A Personal Matter
- Cover of the first Japanese edition
- Author: Kenzaburō Ōe
- Original title: 個人的な体験 Kojinteki na taiken
- Translator: John Nathan
- Language: Japanese
- Genre: Semi-autobiographical
- Publisher: Shinchosha
- Publication date: 1964
- Publication place: Japan
- Published in English: 1968
- Media type: Print

= A Personal Matter =

1964 semi-autobiographical novel by Japanese writer Kenzaburō Ōe

A Personal Matter (個人的な体験, Kojinteki na taiken) is a 1964 semi-autobiographical novel by Japanese Nobel Prize laureate author Kenzaburō Ōe. It tells the story of a young father who must come to terms with the fact that his newborn son is severely mentally disabled.

==Plot==
The plot follows the story of Bird, a 27 year old Japanese man. The book starts with him wondering about a hypothetical trip to Africa, which is a recurrent theme in his mind throughout the story. Soon after day-dreaming about his trip and a brawl with a few local delinquents from the region, Bird receives a call from the doctor of the hospital regarding his newborn child, urging him to talk in person. After meeting with the doctor, he discovers that his son has been born with a brain hernia, although the fact is still obscure to his wife.

Bird is troubled by the revelation, and regrets having to inform the relatives of his wife about the facts concerning the state of the child, who is not expected to survive for long. Not long after, Bird meets an ex-girlfriend of his, called Himiko, who has, after her husband's suicide, become a sexual deviant and eccentric. After a short philosophical discussion, both become drunk and Bird sleeps at Himiko's, only to wake up on the morning after in a deep state of hangover from all the whisky he had drunk the day before. He vomits violently. After freshening up and readying himself for work, Bird goes to his teaching job at a cram school to teach English Literature. Whilst teaching, Bird suddenly becomes wildly nauseated and vomits in his classroom. The classmates disapprove of Bird's behaviour, claiming that he's a drunk and should be fired from his job. Bird worries that he might lose his job.

After the ordeal, he returns to the hospital, sure that his child should have died by now.
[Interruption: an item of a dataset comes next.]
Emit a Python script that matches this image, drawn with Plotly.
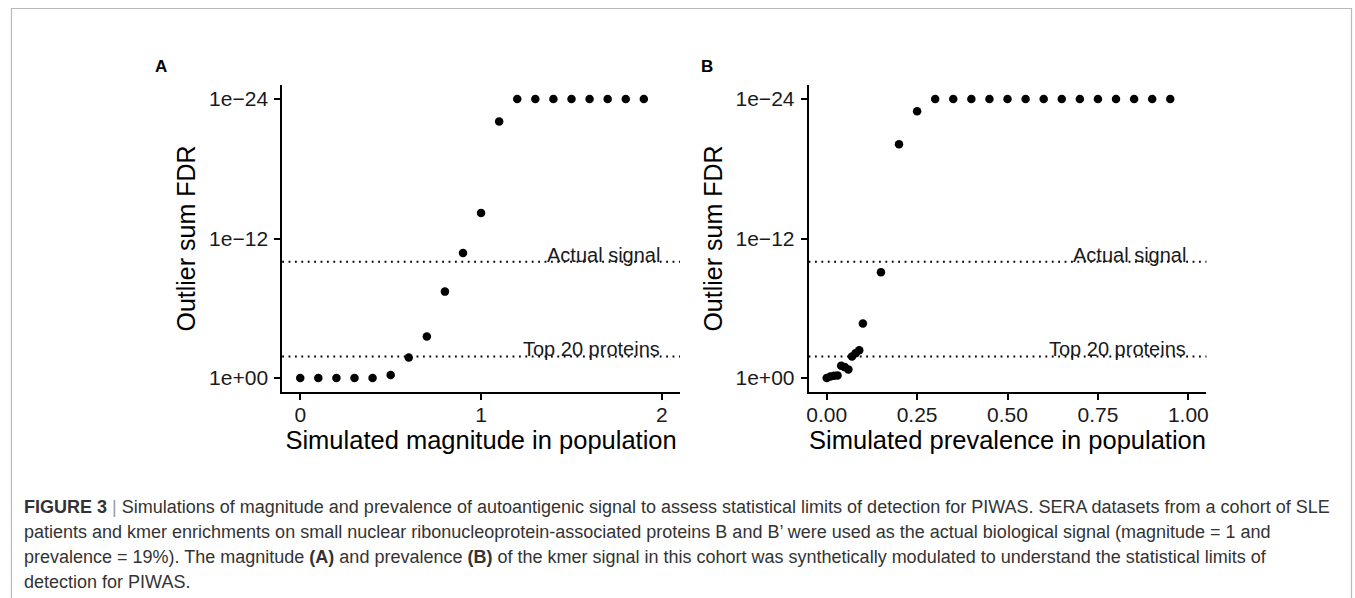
import numpy as np
import plotly.graph_objects as go

# ---------------- data ----------------
magnitude = [0.0, 0.1, 0.2, 0.3, 0.4, 0.5, 0.6, 0.7, 0.8, 0.9,
             1.0, 1.1, 1.2, 1.3, 1.4, 1.5, 1.6, 1.7, 1.8, 1.9]
magnitude_fdr = [1.0, 1.0, 1.0, 1.0, 1.0, 0.55, 1.7e-2, 2.7e-4, 3.7e-8, 1.8e-11,
                 6.3e-15, 8.7e-23, 1e-24, 1e-24, 1e-24, 1e-24, 1e-24, 1e-24, 1e-24, 1e-24]

prevalence = [0.00, 0.01, 0.02, 0.03, 0.04, 0.05, 0.06, 0.07, 0.08, 0.09, 0.10,
              0.15, 0.20, 0.25, 0.30, 0.35, 0.40, 0.45, 0.50, 0.55, 0.60,
              0.65, 0.70, 0.75, 0.80, 0.85, 0.90, 0.95]
prevalence_fdr = [1.0, 0.72, 0.63, 0.59, 0.087, 0.115, 0.18, 1.4e-2, 7.2e-3, 4.0e-3, 2.0e-5,
                  7.8e-10, 7.8e-21, 1.15e-23, 1e-24, 1e-24, 1e-24, 1e-24, 1e-24, 1e-24, 1e-24,
                  1e-24, 1e-24, 1e-24, 1e-24, 1e-24, 1e-24, 1e-24]

threshold_labels = ["Actual signal", "Top 20 proteins"]
threshold_fdr = [1e-10, 1.4e-2]

y_tickvals = [1, 1e-12, 1e-24]
y_ticktext = ["1e+00", "1e\u221212", "1e\u221224"]
mag_ticks = [0, 1, 2]
prev_ticks = [0.0, 0.25, 0.5, 0.75, 1.0]
prev_ticktext = ["0.00", "0.25", "0.50", "0.75", "1.00"]

x_titles = ["Simulated magnitude in population", "Simulated prevalence in population"]
y_title = "Outlier sum FDR"
panel_labels = ["A", "B"]

caption_lines = [
    "<b>FIGURE 3</b> <span style='color:#9a9a9a'>|</span> Simulations of magnitude and prevalence of autoantigenic signal to assess statistical limits of detection for PIWAS. SERA datasets from a cohort of SLE",
    "patients and kmer enrichments on small nuclear ribonucleoprotein-associated proteins B and B\u2019 were used as the actual biological signal (magnitude = 1 and",
    "prevalence = 19%). The magnitude <b>(A)</b> and prevalence <b>(B)</b> of the kmer signal in this cohort was synthetically modulated to understand the statistical limits of",
    "detection for PIWAS.",
]

# ---------------- layout geometry (pixels) ----------------
W, H = 1355, 598
FONT = "Liberation Sans, Arial, Helvetica, sans-serif"


def fx(p):
    return p / W


def fy(p):
    return 1 - p / H


plot_top, plot_bottom = 85, 392
panels = [
    dict(left=281, right=680, xr=[-0.1, 2.1]),
    dict(left=809, right=1208, xr=[-0.05, 1.05]),
]

fig = go.Figure()

fig.add_trace(go.Scatter(x=magnitude, y=magnitude_fdr, mode="markers",
                         marker=dict(size=8.5, color="black"),
                         xaxis="x", yaxis="y", showlegend=False))
fig.add_trace(go.Scatter(x=prevalence, y=prevalence_fdr, mode="markers",
                         marker=dict(size=8.5, color="black"),
                         xaxis="x2", yaxis="y2", showlegend=False))

axis_common = dict(showline=True, linecolor="black", linewidth=1.8,
                   ticks="outside", ticklen=6, tickwidth=1.8, tickcolor="black",
                   showgrid=False, zeroline=False,
                   tickfont=dict(family=FONT, size=21, color="#1a1a1a"))

yaxis_common = dict(axis_common, type="log", range=[1.2, -25.2],
                    tickmode="array", tickvals=y_tickvals, ticktext=y_ticktext,
                    domain=[fy(plot_bottom), fy(plot_top)],
                    title=dict(text=y_title, font=dict(family=FONT, size=25, color="black"),
                               standoff=6),
                    ticklabelstandoff=2)

xtitle_font = dict(family=FONT, size=25.5, color="black")

fig.update_layout(
    width=W, height=H,
    margin=dict(l=0, r=0, t=0, b=0),
    paper_bgcolor="white", plot_bgcolor="white",
    showlegend=False,
    xaxis=dict(axis_common, domain=[fx(panels[0]["left"]), fx(panels[0]["right"])],
               range=panels[0]["xr"], anchor="y",
               tickmode="array", tickvals=mag_ticks, ticktext=[str(t) for t in mag_ticks],
               ticklabelstandoff=-3,
               title=dict(text=x_titles[0], font=xtitle_font, standoff=4)),
    yaxis=dict(yaxis_common, anchor="x"),
    xaxis2=dict(axis_common, domain=[fx(panels[1]["left"]), fx(panels[1]["right"])],
                range=panels[1]["xr"], anchor="y2",
                tickmode="array", tickvals=prev_ticks, ticktext=prev_ticktext,
                ticklabelstandoff=-3,
                title=dict(text=x_titles[1], font=xtitle_font, standoff=4)),
    yaxis2=dict(yaxis_common, anchor="x2"),
)

shapes = []
annotations = []
label_x = [mag_ticks[-1], prev_ticks[-1]]
for i, (xr, yr) in enumerate([("x", "y"), ("x2", "y2")]):
    for lab, v in zip(threshold_labels, threshold_fdr):
        shapes.append(dict(type="line", xref=f"{xr} domain", yref=yr,
                           x0=0, x1=1, y0=v, y1=v,
                           line=dict(color="black", width=1.8, dash="1.8px,4.6px")))
        annotations.append(dict(xref=xr, yref=yr, x=label_x[i], y=np.log10(v),
                                text=lab, showarrow=False, xanchor="right",
                                yanchor="middle", yshift=7,
                                font=dict(family=FONT, size=20, color="#1a1a1a")))

# panel letters
for lab, px in zip(panel_labels, [159, 707]):
    annotations.append(dict(xref="paper", yref="paper", x=fx(px), y=fy(66),
                            text=f"<b>{lab}</b>", showarrow=False,
                            xanchor="center", yanchor="middle",
                            font=dict(family=FONT, size=17, color="black")))

# caption
for k, line in enumerate(caption_lines):
    annotations.append(dict(xref="paper", yref="paper", x=fx(20.5), y=fy(507 + 25 * k),
                            text=line, showarrow=False, xanchor="left", yanchor="middle",
                            font=dict(family=FONT, size=18, color="#333333")))

# frame around figure
shapes.append(dict(type="rect", xref="paper", yref="paper",
                   x0=fx(9.5), x1=fx(1353.5), y0=-0.1, y1=fy(8.5),
                   line=dict(color="#b8b8b8", width=1.2), fillcolor="rgba(0,0,0,0)",
                   layer="below"))

fig.update_layout(shapes=shapes, annotations=annotations)

fig.write_html("out.html")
When he asks the nurse concerning the baby, he is surprised to know that his child is still alive, and if still surviving after a few days, is expected to go through brain surgery, even though the prospects of him turning into a healthy normal child is non-existent. Bird struggles with this fact, and desires the child to die as soon as possible so as to not have the responsibility for the so-called "monster baby" to ruin his life and his prospects for travelling by himself to the African Continent. The internal psychological struggle that he has to go through makes him feel fear, anger and shame, towards the baby and himself.

A little while after, Bird goes to Himiko's house and begins to make love to her. However, haunted by the ordeal of his dying child, Bird is unable to achieve an erection at the mention of the word "pregnancy" and "womb" uttered by Himiko, and ends up resorting to anal sex. He feels reluctant at first, but then concedes and is able to achieve orgasm with Himiko. When he goes back to the hospital, Bird has to lie to his wife concerning the state of the baby and its cranial condition, claiming that it is an unknown organ failure that is causing the baby to suffer. He does not admit that he expects the baby's death.

Back at his cram school job, he meets one of his friendly students who wishes to claim that the vomit incident the earlier day was caused by food poisoning, and not hangover, in order for Bird have better chances of not being fired. Bird appreciates this offer, but decides to come clean to his superiors regarding the incident. After the meeting with his supervisor, he is let go of his job. Bird realizes that now he has no prospects for ever travelling to Africa, and worries about his hospital bills and financial situation.

Bird tries to escape his responsibility for the child and his crumbling relationship with his wife, turning to alcohol and Himiko. He half attempts to kill the child, albeit indirectly, and is forced to decide whether he wants to keep the child.

==Translation==
A Personal Matter was translated into English by John Nathan and published by Grove Press in 1968.